All of which means one thing for Roma: Mourinho will have to pull off arguably the greatest sales job in transfer history to convince Dybala to leave those clubs holding the proverbial bag.
But even if Mourinho is able to convince Dybala on the merits of his Roma makeover, can they even afford him?
Point #3: The Cost
Prior to announcing his departure from Juventus, Dybala reportedly had a new deal on the table that would have paid him €11 million per season (base salary and bonuses), and while the club reportedly pulled an abrupt 180, even the rumored reduced rate (€7 million base plus €3 million in bonuses) is too rich for Roma's blood.
While Calciomercato claims that no other club has topped Juve's offer, presuming Roma has to compensate for their current lack of Champions League football, they may really have to bowl Dybala over with their salary offer—we're talking highest-paid player in the league here, folks.
Will it Happen?
The answer to this question is fairly obvious: no. Roma cannot afford Dybala, nor can they offer him a legitimate chance at winning the Champions League, but we may be asking the wrong question—in fact, this isn't even a question. Roma needs to do this.
After a decade-plus of tough talk and empty promises, Roma either needs to shit or get off the pot. Do they want to be an also-ran, a club that lives and dies with fourth place, or will they finally ante up and push all their chips to the middle of the table?
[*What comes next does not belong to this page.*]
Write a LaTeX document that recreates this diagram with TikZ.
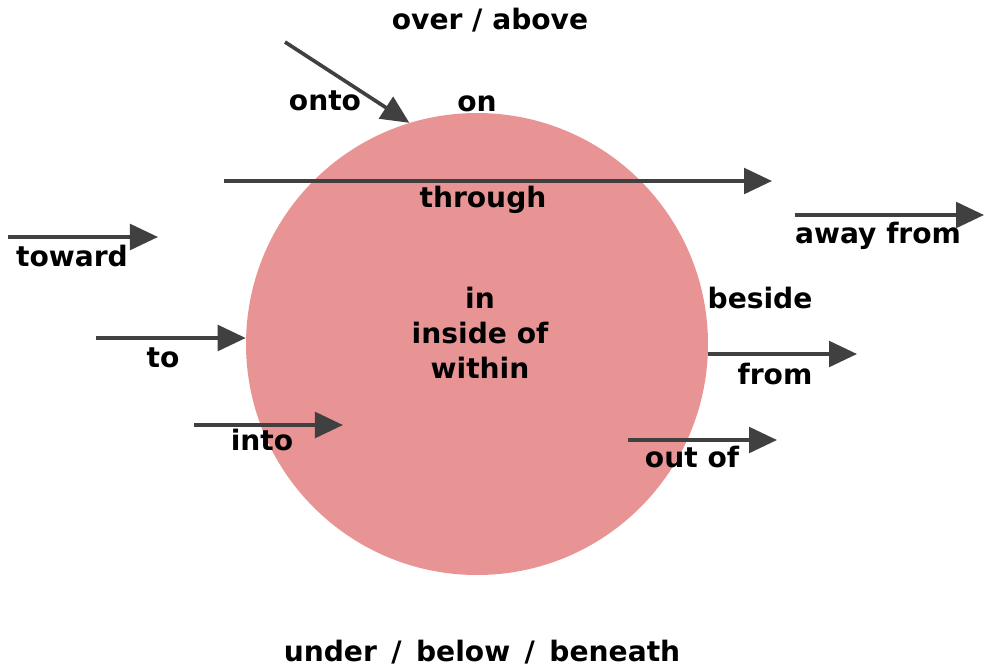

Well-worn poker analogies aside, with the Friedkins personal largesse and the club's general standing among the top two dozen most valuable clubs in the world, they should have the wherewithal to complete this audacious transfer.
And if you'll permit me to dust off another platitude, sometimes you just gotta spend money to make money. You can't be a top club without top players, and if the Friedkins want their ambitious project to be taken seriously, then they must sign Paulo Dybala—no ifs, and or buts about it.